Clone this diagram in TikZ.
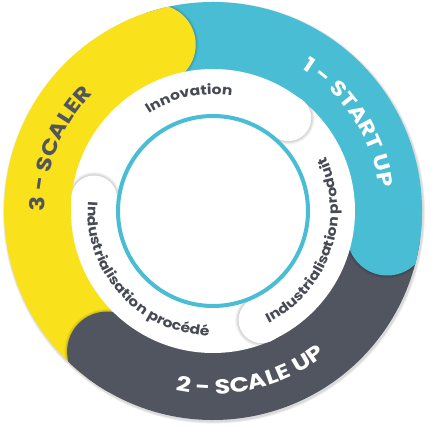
\documentclass[tikz,border=0pt]{standalone}
\usepackage{fontspec}
\setmainfont{Poppins}
\newfontfamily\trkouter{Poppins}[FakeStretch=1.18]
\newfontfamily\trkwide{Poppins}[FakeStretch=1.24]
\newfontfamily\trkinner{Poppins}[FakeStretch=1.15]
\usetikzlibrary{decorations.text}
\definecolor{cyel}{HTML}{F9E21C}
\definecolor{cblu}{HTML}{49BDD4}
\definecolor{cgry}{HTML}{51555F}
\definecolor{ctxt}{HTML}{474A55}
\begin{document}
\begin{tikzpicture}
\useasboundingbox (-213pt,-216pt) rectangle (218pt,211pt);
\coordinate (c) at (0,0);
% soft drop shadow of the disc
\foreach \k in {1,2,3}{
  \fill[black,opacity=0.05] (1pt,-1.5pt) circle (209pt+\k*0.7pt);
}
% outer ring sectors
\fill[cyel] (c) -- (109:209pt) arc (109:233:209pt) -- cycle;
\fill[cgry] (c) -- (233:209pt) arc (233:352:209pt) -- cycle;
\fill[cblu] (c) -- (-8:209pt) arc (-8:109:209pt) -- cycle;
% rounded heads of outer sectors
\foreach \a/\col in {109/cyel, -8/cblu, 233/cgry}{
  \pgfmathsetmacro\b{\a-35}
  \begin{scope}
    \clip (\b:209pt) arc (\b:\a:209pt) -- (\a:142pt) arc (\a:\b:142pt) -- cycle;
    \foreach \k in {1,...,4}{
      \fill[black,opacity=0.04] (\a:176pt) circle (40pt+\k*0.7pt);
    }
  \end{scope}
  \begin{scope}
    \clip (c) circle (209pt);
    \fill[\col] (\a:176pt) circle (40pt);
  \end{scope}
}
% inner white disc
\fill[white] (c) circle (142pt);
% rounded heads of inner segments
\foreach \a in {51, -66, 174}{
  \pgfmathsetmacro\b{\a-35}
  \begin{scope}
    \clip (\b:142pt) arc (\b:\a:142pt) -- (\a:97pt) arc (\a:\b:97pt) -- cycle;
    \foreach \k in {1,...,5}{
      \fill[black,opacity=0.035] (\a:119.5pt) circle (23pt+\k*0.7pt);
    }
  \end{scope}
  \fill[white] (\a:119.5pt) circle (23pt);
}
% inner blue circle
\draw[cblu, line width=4pt] (c) circle (95pt);
% outer labels
\path[decorate, decoration={text along path, text color=white, text align=center,
  text={|\trkouter\bfseries\fontsize{20.5pt}{20.5pt}\selectfont|1 - START UP}}]
  (73:168pt) arc (73:-7:168pt);
\path[decorate, decoration={text along path, text color=cgry, text align=center,
  text={|\trkouter\bfseries\fontsize{20.5pt}{20.5pt}\selectfont|3 - SCALER}}]
  (198:168pt) arc (198:118:168pt);
\path[decorate, decoration={text along path, text color=white, text align=center,
  text={|\trkwide\bfseries\fontsize{20.5pt}{20.5pt}\selectfont|2 - SCALE UP}}]
  (243:183pt) arc (243:323:183pt);
% inner labels
\path[decorate, decoration={text along path, text color=ctxt, text align=center,
  text={|\trkinner\bfseries\fontsize{13.5pt}{13.5pt}\selectfont|Innovation}}]
  (142:116.5pt) arc (142:62:116.5pt);
\path[decorate, decoration={text along path, text color=ctxt, text align=center,
  text={|\trkinner\bfseries\fontsize{13.5pt}{13.5pt}\selectfont|Industrialisation produit}}]
  (-84:125pt) arc (-84:46:125pt);
\path[decorate, decoration={text along path, text color=ctxt, text align=center,
  text={|\trkinner\bfseries\fontsize{13.5pt}{13.5pt}\selectfont|Industrialisation procédé}}]
  (157:125pt) arc (157:287:125pt);
\end{tikzpicture}
\end{document}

— Exercise directions —
Restate the whole listing above exactly, except for its images.

— Solution for this problem —
Clone this diagram in TikZ.
\documentclass[tikz,border=0pt]{standalone}
\usepackage{fontspec}
\setmainfont{Poppins}
\newfontfamily\trkouter{Poppins}[FakeStretch=1.18]
\newfontfamily\trkwide{Poppins}[FakeStretch=1.24]
\newfontfamily\trkinner{Poppins}[FakeStretch=1.15]
\usetikzlibrary{decorations.text}
\definecolor{cyel}{HTML}{F9E21C}
\definecolor{cblu}{HTML}{49BDD4}
\definecolor{cgry}{HTML}{51555F}
\definecolor{ctxt}{HTML}{474A55}
\begin{document}
\begin{tikzpicture}
\useasboundingbox (-213pt,-216pt) rectangle (218pt,211pt);
\coordinate (c) at (0,0);
% soft drop shadow of the disc
\foreach \k in {1,2,3}{
  \fill[black,opacity=0.05] (1pt,-1.5pt) circle (209pt+\k*0.7pt);
}
% outer ring sectors
\fill[cyel] (c) -- (109:209pt) arc (109:233:209pt) -- cycle;
\fill[cgry] (c) -- (233:209pt) arc (233:352:209pt) -- cycle;
\fill[cblu] (c) -- (-8:209pt) arc (-8:109:209pt) -- cycle;
% rounded heads of outer sectors
\foreach \a/\col in {109/cyel, -8/cblu, 233/cgry}{
  \pgfmathsetmacro\b{\a-35}
  \begin{scope}
    \clip (\b:209pt) arc (\b:\a:209pt) -- (\a:142pt) arc (\a:\b:142pt) -- cycle;
    \foreach \k in {1,...,4}{
      \fill[black,opacity=0.04] (\a:176pt) circle (40pt+\k*0.7pt);
    }
  \end{scope}
  \begin{scope}
    \clip (c) circle (209pt);
    \fill[\col] (\a:176pt) circle (40pt);
  \end{scope}
}
% inner white disc
\fill[white] (c) circle (142pt);
% rounded heads of inner segments
\foreach \a in {51, -66, 174}{
  \pgfmathsetmacro\b{\a-35}
  \begin{scope}
    \clip (\b:142pt) arc (\b:\a:142pt) -- (\a:97pt) arc (\a:\b:97pt) -- cycle;
    \foreach \k in {1,...,5}{
      \fill[black,opacity=0.035] (\a:119.5pt) circle (23pt+\k*0.7pt);
    }
  \end{scope}
  \fill[white] (\a:119.5pt) circle (23pt);
}
% inner blue circle
\draw[cblu, line width=4pt] (c) circle (95pt);
% outer labels
\path[decorate, decoration={text along path, text color=white, text align=center,
  text={|\trkouter\bfseries\fontsize{20.5pt}{20.5pt}\selectfont|1 - START UP}}]
  (73:168pt) arc (73:-7:168pt);
\path[decorate, decoration={text along path, text color=cgry, text align=center,
  text={|\trkouter\bfseries\fontsize{20.5pt}{20.5pt}\selectfont|3 - SCALER}}]
  (198:168pt) arc (198:118:168pt);
\path[decorate, decoration={text along path, text color=white, text align=center,
  text={|\trkwide\bfseries\fontsize{20.5pt}{20.5pt}\selectfont|2 - SCALE UP}}]
  (243:183pt) arc (243:323:183pt);
% inner labels
\path[decorate, decoration={text along path, text color=ctxt, text align=center,
  text={|\trkinner\bfseries\fontsize{13.5pt}{13.5pt}\selectfont|Innovation}}]
  (142:116.5pt) arc (142:62:116.5pt);
\path[decorate, decoration={text along path, text color=ctxt, text align=center,
  text={|\trkinner\bfseries\fontsize{13.5pt}{13.5pt}\selectfont|Industrialisation produit}}]
  (-84:125pt) arc (-84:46:125pt);
\path[decorate, decoration={text along path, text color=ctxt, text align=center,
  text={|\trkinner\bfseries\fontsize{13.5pt}{13.5pt}\selectfont|Industrialisation procédé}}]
  (157:125pt) arc (157:287:125pt);
\end{tikzpicture}
\end{document}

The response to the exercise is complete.